To do:
Without the pictures, can you quote each line below exactly?

Data segment:
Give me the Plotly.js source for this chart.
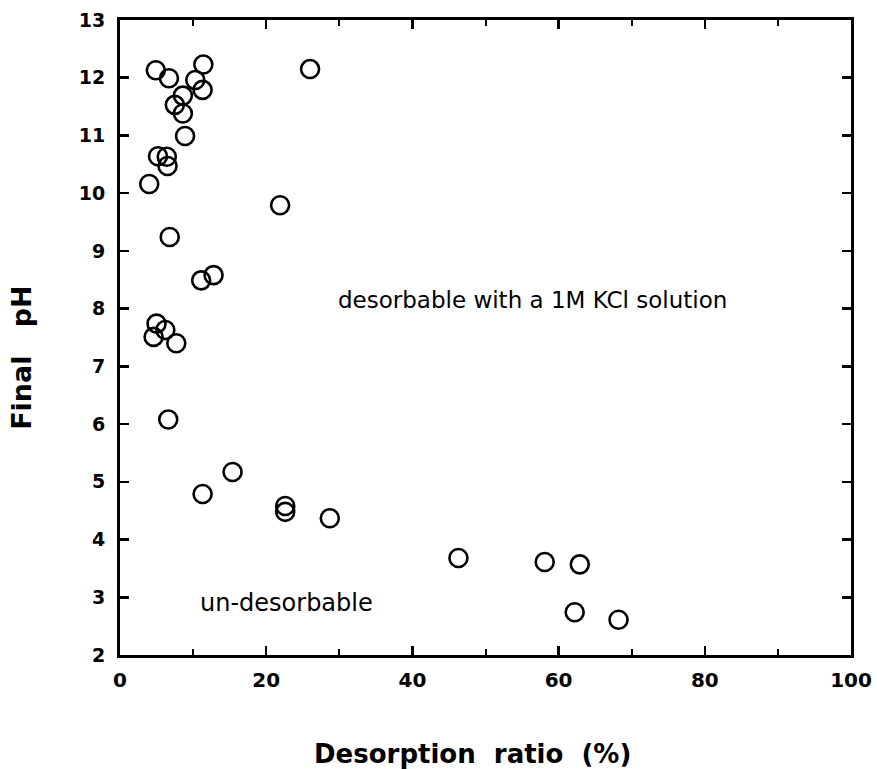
<!DOCTYPE html>
<html>
<head>
<meta charset="utf-8">
<script src="https://cdn.plot.ly/plotly-3.0.1.min.js"></script>
<style>html,body{margin:0;padding:0;background:#fff;}#chart{width:877px;height:769px;}</style>
</head>
<body>
<div id="chart"></div>
<script>
// Desorption ratio (%) and final pH
const desorptionRatio = [4.9, 6.7, 10.3, 11.4, 11.3, 8.6, 7.5, 8.6, 8.9, 5.2, 6.4, 6.5, 4.0, 26.0, 21.9, 6.8, 11.1, 12.8, 5.0, 6.2, 4.6, 7.7, 6.6, 11.3, 15.4, 22.6, 22.6, 28.7, 46.3, 58.1, 62.9, 62.2, 68.2];
const finalPH = [12.13, 11.99, 11.96, 12.23, 11.79, 11.69, 11.53, 11.38, 10.99, 10.64, 10.63, 10.47, 10.16, 12.15, 9.79, 9.24, 8.49, 8.58, 7.74, 7.63, 7.51, 7.40, 6.08, 4.79, 5.17, 4.48, 4.58, 4.37, 3.68, 3.61, 3.57, 2.74, 2.61];
const xTickVals = [0, 20, 40, 60, 80, 100];
const yTickVals = [2, 3, 4, 5, 6, 7, 8, 9, 10, 11, 12, 13];
const regionLabels = ["desorbable with a 1M KCl solution", "un-desorbable"];
const xTitle = "Desorption\u00A0\u00A0ratio\u00A0\u00A0(%)";
const yTitle = "Final\u00A0\u00A0\u00A0pH";

const trace = {
  x: desorptionRatio, y: finalPH, type: 'scatter', mode: 'markers',
  marker: {symbol: 'circle-open', size: 18, color: '#000', line: {width: 2.6, color: '#000'}},
  hoverinfo: 'skip', showlegend: false
};

const FAM = 'DejaVu Sans, Arial, sans-serif';
const layout = {
  width: 877, height: 769,
  margin: {l: 120, r: 26, t: 20, b: 114},
  paper_bgcolor: '#fff', plot_bgcolor: '#fff',
  xaxis: {
    range: [0, 100], tickvals: xTickVals, ticktext: xTickVals.map(v => '<b>' + v + '</b>'),
    ticks: 'inside', ticklen: 9, tickwidth: 2.5, tickcolor: '#000',
    minor: {dtick: 10, ticks: 'inside', ticklen: 6, tickwidth: 2, tickcolor: '#000'},
    showline: true, linewidth: 3, linecolor: '#000', mirror: 'ticks',
    showgrid: false, zeroline: false, ticklabelstandoff: 5,
    tickfont: {family: FAM, size: 20, color: '#000'}
  },
  yaxis: {
    range: [2, 13], tickvals: yTickVals, ticktext: yTickVals.map(v => '<b>' + v + '</b>'),
    ticks: 'inside', ticklen: 9, tickwidth: 2.5, tickcolor: '#000',
    showline: true, linewidth: 3, linecolor: '#000', mirror: 'ticks',
    showgrid: false, zeroline: false, ticklabelstandoff: 8,
    tickfont: {family: FAM, size: 19, color: '#000'}
  },
  annotations: [
    {x: 56.4, y: 8.15, xref: 'x', yref: 'y', text: regionLabels[0], showarrow: false,
      font: {family: FAM, size: 23, color: '#000'}},
    {x: 22.8, y: 2.9, xref: 'x', yref: 'y', text: regionLabels[1], showarrow: false,
      font: {family: FAM, size: 24, color: '#000'}},
    {x: 0.482, y: -0.156, xref: 'paper', yref: 'paper', text: '<b>' + xTitle + '</b>', showarrow: false,
      xanchor: 'center', yanchor: 'middle', font: {family: FAM, size: 26, color: '#000'}},
    {x: -0.134, y: 0.468, xref: 'paper', yref: 'paper', text: '<b>' + yTitle + '</b>', showarrow: false,
      textangle: -90, xanchor: 'center', yanchor: 'middle', font: {family: FAM, size: 27, color: '#000'}}
  ]
};
Plotly.newPlot('chart', [trace], layout, {displayModeBar: false, staticPlot: true});
</script>
</body>
</html>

Answer to this exercise:
Give me the Plotly.js source for this chart.
<!DOCTYPE html>
<html>
<head>
<meta charset="utf-8">
<script src="https://cdn.plot.ly/plotly-3.0.1.min.js"></script>
<style>html,body{margin:0;padding:0;background:#fff;}#chart{width:877px;height:769px;}</style>
</head>
<body>
<div id="chart"></div>
<script>
// Desorption ratio (%) and final pH
const desorptionRatio = [4.9, 6.7, 10.3, 11.4, 11.3, 8.6, 7.5, 8.6, 8.9, 5.2, 6.4, 6.5, 4.0, 26.0, 21.9, 6.8, 11.1, 12.8, 5.0, 6.2, 4.6, 7.7, 6.6, 11.3, 15.4, 22.6, 22.6, 28.7, 46.3, 58.1, 62.9, 62.2, 68.2];
const finalPH = [12.13, 11.99, 11.96, 12.23, 11.79, 11.69, 11.53, 11.38, 10.99, 10.64, 10.63, 10.47, 10.16, 12.15, 9.79, 9.24, 8.49, 8.58, 7.74, 7.63, 7.51, 7.40, 6.08, 4.79, 5.17, 4.48, 4.58, 4.37, 3.68, 3.61, 3.57, 2.74, 2.61];
const xTickVals = [0, 20, 40, 60, 80, 100];
const yTickVals = [2, 3, 4, 5, 6, 7, 8, 9, 10, 11, 12, 13];
const regionLabels = ["desorbable with a 1M KCl solution", "un-desorbable"];
const xTitle = "Desorption\u00A0\u00A0ratio\u00A0\u00A0(%)";
const yTitle = "Final\u00A0\u00A0\u00A0pH";

const trace = {
  x: desorptionRatio, y: finalPH, type: 'scatter', mode: 'markers',
  marker: {symbol: 'circle-open', size: 18, color: '#000', line: {width: 2.6, color: '#000'}},
  hoverinfo: 'skip', showlegend: false
};

const FAM = 'DejaVu Sans, Arial, sans-serif';
const layout = {
  width: 877, height: 769,
  margin: {l: 120, r: 26, t: 20, b: 114},
  paper_bgcolor: '#fff', plot_bgcolor: '#fff',
  xaxis: {
    range: [0, 100], tickvals: xTickVals, ticktext: xTickVals.map(v => '<b>' + v + '</b>'),
    ticks: 'inside', ticklen: 9, tickwidth: 2.5, tickcolor: '#000',
    minor: {dtick: 10, ticks: 'inside', ticklen: 6, tickwidth: 2, tickcolor: '#000'},
    showline: true, linewidth: 3, linecolor: '#000', mirror: 'ticks',
    showgrid: false, zeroline: false, ticklabelstandoff: 5,
    tickfont: {family: FAM, size: 20, color: '#000'}
  },
  yaxis: {
    range: [2, 13], tickvals: yTickVals, ticktext: yTickVals.map(v => '<b>' + v + '</b>'),
    ticks: 'inside', ticklen: 9, tickwidth: 2.5, tickcolor: '#000',
    showline: true, linewidth: 3, linecolor: '#000', mirror: 'ticks',
    showgrid: false, zeroline: false, ticklabelstandoff: 8,
    tickfont: {family: FAM, size: 19, color: '#000'}
  },
  annotations: [
    {x: 56.4, y: 8.15, xref: 'x', yref: 'y', text: regionLabels[0], showarrow: false,
      font: {family: FAM, size: 23, color: '#000'}},
    {x: 22.8, y: 2.9, xref: 'x', yref: 'y', text: regionLabels[1], showarrow: false,
      font: {family: FAM, size: 24, color: '#000'}},
    {x: 0.482, y: -0.156, xref: 'paper', yref: 'paper', text: '<b>' + xTitle + '</b>', showarrow: false,
      xanchor: 'center', yanchor: 'middle', font: {family: FAM, size: 26, color: '#000'}},
    {x: -0.134, y: 0.468, xref: 'paper', yref: 'paper', text: '<b>' + yTitle + '</b>', showarrow: false,
      textangle: -90, xanchor: 'center', yanchor: 'middle', font: {family: FAM, size: 27, color: '#000'}}
  ]
};
Plotly.newPlot('chart', [trace], layout, {displayModeBar: false, staticPlot: true});
</script>
</body>
</html>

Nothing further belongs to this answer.